Table 3. Average ranks (\(\pm \) std.dev.) for generated data with \(K=20\), \(|X|=1000\), dimension \(D=10\), and without noise. Only final solutions.

Noisy Data. When introducing noise, our adaptive methods are still among the best methods, while the performance of some others degenerates significantly. Tables 4 and 5 show that SG \(_{cem}\) and Ad \(_{cem}\) still work well for \(c_w\le 1\) and, in contrast to data without noise, also for separated instances (\(c_w=2\)). KG and G \(_{km}\) are now among the methods with the lowest average rank. This is not a surprise since our noise contains outliers. From the results depicted in Table 6 one can draw the same conclusion, i.e. KG and G \(_{km}\) can not handle noisy data. For noisy data, our Ad \(_{cem}\) methods outperform the others.

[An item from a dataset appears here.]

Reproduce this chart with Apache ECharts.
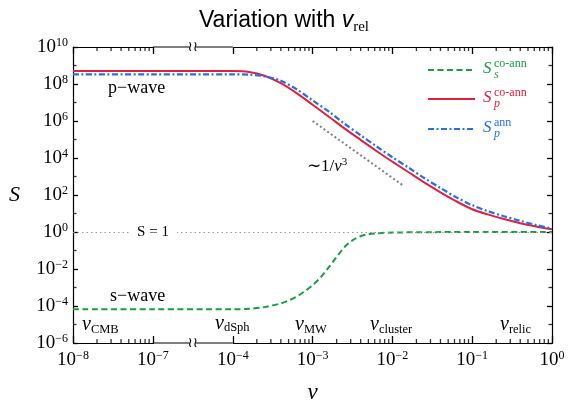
<!DOCTYPE html>
<html>
<head>
<meta charset="utf-8">
<script src="https://cdn.jsdelivr.net/npm/echarts@6/dist/echarts.min.js"></script>
<style>
  html, body { margin: 0; padding: 0; background: #fff; }
  #chart { width: 568px; height: 401px; }
</style>
</head>
<body>
<div id="chart"></div>
<script>
// velocities for the p-wave curves
const vP = [1e-8, 1e-7, 1e-4, 1.6e-4, 2.5e-4, 4e-4, 6.3e-4, 1e-3, 1.6e-3, 2.5e-3, 4e-3, 6.3e-3,
            1e-2, 1.6e-2, 2.5e-2, 4e-2, 6.3e-2, 0.1, 0.16, 0.25, 0.4, 0.63, 1];
// S_p^co-ann (red, solid)
const sPcoann = [5.0e8, 5.0e8, 5.0e8, 4.5e8, 2.8e8, 1.1e8, 3.2e7, 7.6e6, 1.7e6, 4.0e5, 9.5e4, 2.4e4,
                 6.3e3, 1.7e3, 480, 140, 46, 17, 8.7, 5.0, 3.0, 2.0, 1.4];
// S_p^ann (blue, dash-dot)
const sPann = [3.3e8, 3.3e8, 3.3e8, 3.2e8, 2.6e8, 1.5e8, 5.2e7, 1.3e7, 3.2e6, 7.2e5, 1.7e5, 4.3e4,
               1.1e4, 3.0e3, 830, 240, 76, 28, 13, 7.1, 4.0, 2.4, 1.5];
// velocities and values for S_s^co-ann (green, dashed)
const vS = [1e-8, 1e-7, 1e-4, 1.6e-4, 2.5e-4, 4e-4, 5e-4, 6.3e-4, 7.9e-4, 1e-3, 1.26e-3, 1.58e-3,
            2.0e-3, 2.5e-3, 3.16e-3, 3.98e-3, 5e-3, 6.3e-3, 1e-2, 3.2e-2, 0.1, 1];
const sScoann = [6.6e-5, 6.6e-5, 6.6e-5, 7.1e-5, 8.7e-5, 1.38e-4, 2.0e-4, 3.2e-4, 6.0e-4, 1.32e-3, 3.5e-3, 1.17e-2,
                 4.5e-2, 0.15, 0.355, 0.59, 0.76, 0.85, 0.93, 0.98, 1.0, 1.0];
// ~1/v^3 guide
const guideV = [1e-3, 1.4e-2];
const guideS = [1e6, 3e2];
// minor tick positions
const minorDecades = [1e-8, 1e-4, 1e-3, 1e-2, 1e-1];
const minorMult = [2, 3, 4, 5, 6, 7, 8, 9];
const oddDecades = [1e-5, 1e-3, 1e-1, 1e1, 1e3, 1e5, 1e7, 1e9];

const RED = '#e0203f';
const BLUE = '#2370ee';
const GREEN = '#16a040';
const SERIF = 'Liberation Serif';
const SANS = 'Liberation Sans';

const minorV = [];
minorDecades.forEach(d => minorMult.forEach(k => minorV.push(k * d)));

const pair = (xs, ys) => xs.map((x, i) => [x, ys[i]]);

// 10^n tick labels
function powLabel(value) {
  const e = Math.round(Math.log10(value));
  return '{b|10}{e|' + (e < 0 ? '\u2212' + (-e) : e) + '}';
}
const powRich = {
  b: { fontFamily: SERIF, fontSize: 19, lineHeight: 20, color: '#000', verticalAlign: 'middle' },
  e: { fontFamily: SERIF, fontSize: 12, lineHeight: 11, color: '#000', verticalAlign: 'top' }
};

function xAxisCfg(pos, labels) {
  return {
    type: 'log', logBase: 10, min: 1e-8, max: 1, position: pos,
    splitNumber: 8,
    breaks: [{ start: 1e-7, end: 1e-4, gap: '16.7%' }],
    breakArea: { show: false },
    name: labels ? 'v' : '', nameLocation: 'middle', nameGap: 38,
    nameTextStyle: { fontFamily: SERIF, fontStyle: 'italic', fontSize: 23, color: '#000' },
    axisLine: { onZero: false, lineStyle: { color: '#000', width: 1.2 } },
    axisTick: { show: true, inside: true, length: 7, lineStyle: { color: '#000', width: 1.3 } },
    axisLabel: { show: labels, margin: 7, formatter: powLabel, rich: powRich },
    splitLine: { show: false }
  };
}
function yAxisCfg(pos, labels) {
  return {
    type: 'log', logBase: 100, min: 1e-6, max: 1e10, position: pos,
    name: labels ? 'S' : '', nameLocation: 'middle', nameRotate: 0, nameGap: 53,
    nameTextStyle: { fontFamily: SERIF, fontStyle: 'italic', fontSize: 22, color: '#000' },
    axisLine: { onZero: false, lineStyle: { color: '#000', width: 1.2 } },
    axisTick: { show: true, inside: true, length: 5, lineStyle: { color: '#000', width: 1.3 } },
    axisLabel: { show: labels, margin: 5, formatter: powLabel, rich: powRich },
    splitLine: { show: false }
  };
}
function tickSeries(data, size, offset) {
  return {
    type: 'scatter', silent: true, clip: false, z: 10,
    data: data, symbol: 'rect', symbolSize: size, symbolOffset: offset,
    itemStyle: { color: '#000' }
  };
}

const chart = echarts.init(document.getElementById('chart'));

chart.setOption({
  animation: false,
  backgroundColor: '#fff',
  title: {
    text: '{a|Variation with }{v|v}{s|rel}',
    left: 'center', top: 2,
    textStyle: {
      fontWeight: 'normal',
      rich: {
        a: { fontFamily: SANS, fontWeight: 'normal', fontSize: 23, color: '#000', lineHeight: 28 },
        v: { fontFamily: SANS, fontWeight: 'normal', fontStyle: 'italic', fontSize: 23, color: '#000', lineHeight: 28 },
        s: { fontFamily: SERIF, fontWeight: 'normal', fontSize: 15, color: '#000', lineHeight: 14, verticalAlign: 'bottom' }
      }
    }
  },
  grid: { left: 73, right: 16, top: 47, bottom: 58, containLabel: false, outerBoundsMode: 'none' },
  xAxis: [xAxisCfg('bottom', true), xAxisCfg('top', false)],
  yAxis: [yAxisCfg('left', true), yAxisCfg('right', false)],
  series: [
    {
      name: 'guide', type: 'line', data: pair(guideV, guideS), symbol: 'none', silent: true,
      lineStyle: { color: '#808080', width: 2, type: [2, 2.5] }
    },
    {
      name: 'S_s^co-ann', type: 'line', data: pair(vS, sScoann), symbol: 'none', smooth: 0.3,
      lineStyle: { color: GREEN, width: 2, type: [6, 3.5] }, z: 4,
      markLine: {
        silent: true, symbol: 'none', animation: false,
        label: { show: false },
        lineStyle: { color: '#9a9a9a', width: 1, type: [1.5, 3] },
        data: [{ yAxis: 1 }]
      }
    },
    {
      name: 'S_p^co-ann', type: 'line', data: pair(vP, sPcoann), symbol: 'none', smooth: 0.3,
      lineStyle: { color: RED, width: 2 }, z: 5
    },
    {
      name: 'S_p^ann', type: 'line', data: pair(vP, sPann), symbol: 'none', smooth: 0.3,
      lineStyle: { color: BLUE, width: 2.2, type: [6, 2.5, 2, 2.5] }, z: 6
    },
    tickSeries(minorV.map(v => [v, 1e-6]), [1.3, 4], [0, -2]),
    tickSeries(minorV.map(v => [v, 1e10]), [1.3, 4], [0, 2]),
    tickSeries(oddDecades.map(s => [1e-8, s]), [3.5, 1.3], [1.75, 0]),
    tickSeries(oddDecades.map(s => [1, s]), [3.5, 1.3], [-1.75, 0])
  ]
});

// break marks, legend and text annotations
const xa = chart.convertToPixel({ xAxisIndex: 0 }, 1e-7);
const xb = chart.convertToPixel({ xAxisIndex: 0 }, 1e-4);
const yTop = chart.convertToPixel({ yAxisIndex: 0 }, 1e10);
const yBot = chart.convertToPixel({ yAxisIndex: 0 }, 1e-6);
const xMid = (xa + xb) / 2;

function breakMark(y) {
  return {
    type: 'group', x: 0, y: 0, z: 100,
    children: [
      { type: 'line', shape: { x1: xa, y1: y, x2: xb, y2: y }, style: { stroke: '#000', lineWidth: 1.2 } },
      { type: 'rect', shape: { x: xMid - 3, y: y - 2, width: 6, height: 4 }, style: { fill: '#fff' } },
      { type: 'text', style: { text: '\u2240\u2240', x: xMid, y: y, align: 'center', verticalAlign: 'middle',
        font: '14px "DejaVu Sans"', fill: '#000' } }
    ]
  };
}
function legendRow(y, color, dash, sub, sup) {
  return {
    type: 'group', x: 0, y: 0, z: 100,
    children: [
      { type: 'line', shape: { x1: 428, y1: y, x2: 475, y2: y },
        style: { stroke: color, lineWidth: 2, lineDash: dash } },
      { type: 'text', style: { text: 'S', x: 483, y: y - 1, verticalAlign: 'middle',
        font: 'italic 17px "' + SERIF + '"', fill: color } },
      { type: 'text', style: { text: sub, x: 494, y: y + 5, verticalAlign: 'middle',
        font: 'italic 12px "' + SERIF + '"', fill: color } },
      { type: 'text', style: { text: sup, x: 494, y: y - 6, verticalAlign: 'middle',
        font: '12px "' + SERIF + '"', fill: color } }
    ]
  };
}
function vLabel(x, y, sub) {
  return {
    type: 'text', z: 100,
    style: {
      text: '{v|v}{s|' + sub + '}', x: x, y: y, verticalAlign: 'middle',
      rich: {
        v: { fontFamily: SERIF, fontStyle: 'italic', fontSize: 20, lineHeight: 22, fill: '#000' },
        s: { fontFamily: SERIF, fontSize: 12.5, lineHeight: 13, verticalAlign: 'bottom', fill: '#000' }
      }
    }
  };
}
function plainText(text, x, y, size, extra) {
  return {
    type: 'text', z: 100,
    style: Object.assign({ text: text, x: x, y: y, verticalAlign: 'middle',
      font: size + 'px "' + SERIF + '"', fill: '#000' }, extra || {})
  };
}

chart.setOption({
  graphic: [
    breakMark(yTop),
    breakMark(yBot),
    legendRow(70, GREEN, [6, 3.5], 's', 'co-ann'),
    legendRow(99, RED, null, 'p', 'co-ann'),
    legendRow(129, BLUE, [6, 2.5, 2, 2.5], 'p', 'ann'),
    plainText('p\u2212wave', 108, 88, 18),
    plainText('s\u2212wave', 110, 296, 18),
    plainText('S = 1', 153, 232, 15, { align: 'center', backgroundColor: '#fff', padding: [0, 8] }),
    vLabel(82, 325, 'CMB'),
    vLabel(215, 323.5, 'dSph'),
    vLabel(295, 325, 'MW'),
    vLabel(370, 325, 'cluster'),
    vLabel(500, 325, 'relic'),
    {
      type: 'text', z: 100,
      style: {
        text: '{t|\u223c1/}{v|v}{e|3}', x: 307, y: 167, verticalAlign: 'middle',
        rich: {
          t: { fontFamily: SERIF, fontSize: 17, lineHeight: 20, fill: '#000' },
          v: { fontFamily: SERIF, fontStyle: 'italic', fontSize: 17, lineHeight: 20, fill: '#000' },
          e: { fontFamily: SERIF, fontSize: 11, lineHeight: 11, verticalAlign: 'top', fill: '#000' }
        }
      }
    }
  ]
});
</script>
</body>
</html>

Table 4. Average ranks (\(\pm \) std.dev.) for generated data with \(K=20\), \(|X|=1000\), dimension \(D=10\), different weights, and 10 % noise.
Table 5. Average ranks (\(\pm \) std.dev.) for generated data sets with \(K=20\), \(|X|=1000\), dimension \(D=10\), equal weights, and 10 % noise.
Table 6. Average ranks (\(\pm \) std.dev.) for generated data sets with \(K=20\), \(|X|=1000\), dimension \(D=10\), and 10 % noise. Only final solutions.

Low Dimensional or High Sample Size Data. We expect that, if the dimension is low or the sample size is large enough, it is generally easier to identify clusters. Indeed the results differ significantly from our previous results. In general, the KM++ \(_{km}\) and Unif \(_{km}\) perform best. For data sets with \(D=3\) and \(|X|=1000\), Table 7 shows that the KM++ \(_{km}\) method works well even in the presence of noise. However, if we are given noise and small separation, the simple Unif \(_{km}\) does well. We also increased the sample size to \(|X|=5000\) and the dimension to \(D=10\), expecting that the higher sample size can make up for the higher dimension (results available in [9]). Indeed, for data sets without noise, where clusters can presumably be identified easier, KM++ \(_{km}\) still suffices. However, given noise or too small a separation, our Ad \(_{cem}\) methods and the simple Unif \(_{km}\) work better.

Table 7. Average ranks (\(\pm \) std.dev.) for generated data (\(K=20\), \(|X|=1000\), \(D=3\)).

4.2 Real World Data Sets

We use four publicly available data sets: Covertype (\(|X|=581\,012\), \(D=10\) real-valued features) [4]; two Aloi data sets (\(|X|=110\,250\), \(D\in \{27,64\}\)) based on color histograms in HSV color space [18] from data provided by the ELKI project [2] and the Amsterdam Library of Object Images [16]; Cities (\(|X|=135\,082\), \(D=2\)) is a projection of the coordinates of cities with a population of at least 1000 [1]; Spambase (\(|X|=4601\), \(D=10\) real-valued features) [4].

Fig. 2.
figure 2

Results for the real world data sets depicted as boxplots (final solutions only).

The results are depicted in Fig. 2: For Aloi (\(D=27\)) and Spambase (\(K=3\)), SG \(_{cem}(s=1)\) is considerably better than the other methods. For Cities and Spambase (\(K=10\)), SG \((s=1)\) does better (without running the CEM). For Aloi (\(D=64\)) and the Covertype, Ad \(_{cem}(\alpha =1)\) works better than the others.

4.3 Time Measurement

The run times of the compared methods match our expectation (cf. Table 8). First, (intermediate) steps of the CEM algorithm are faster than (more) steps of the EM algorithm. Second, sampling and running methods on a random subset of the data should in general reduce the run time.

Table 8. Average run times (in seconds) over 12 data sets with \(|X| = 10^3\) and \(D=10\) and different runs per data set using an Intel Core i7-3770 CPU (3.40 GHz, 8 GB RAM).

5 Conclusion and Future Work

If you need a fast and simple method, then we suggest to use one of the following methods: Given a data set with a large number of points per cluster or low dimension, the K-means++ initialization followed by the K-means algorithm and Means2GMM should do well. Otherwise, we recommend our new methods Ad and SG followed by the spherical CEM algorithm, especially if your data is presumably noisy. Last but not least, whatever you prefer, we suggest trying intermediate steps of the spherical CEM or K-means algorithm.

For the K-means++ algorithm and the Gonzalez algorithm there are provable guarantees. We hope that our results are a good starting point for a theoretical analysis that will transfer these results to the MLE problem for GMMs.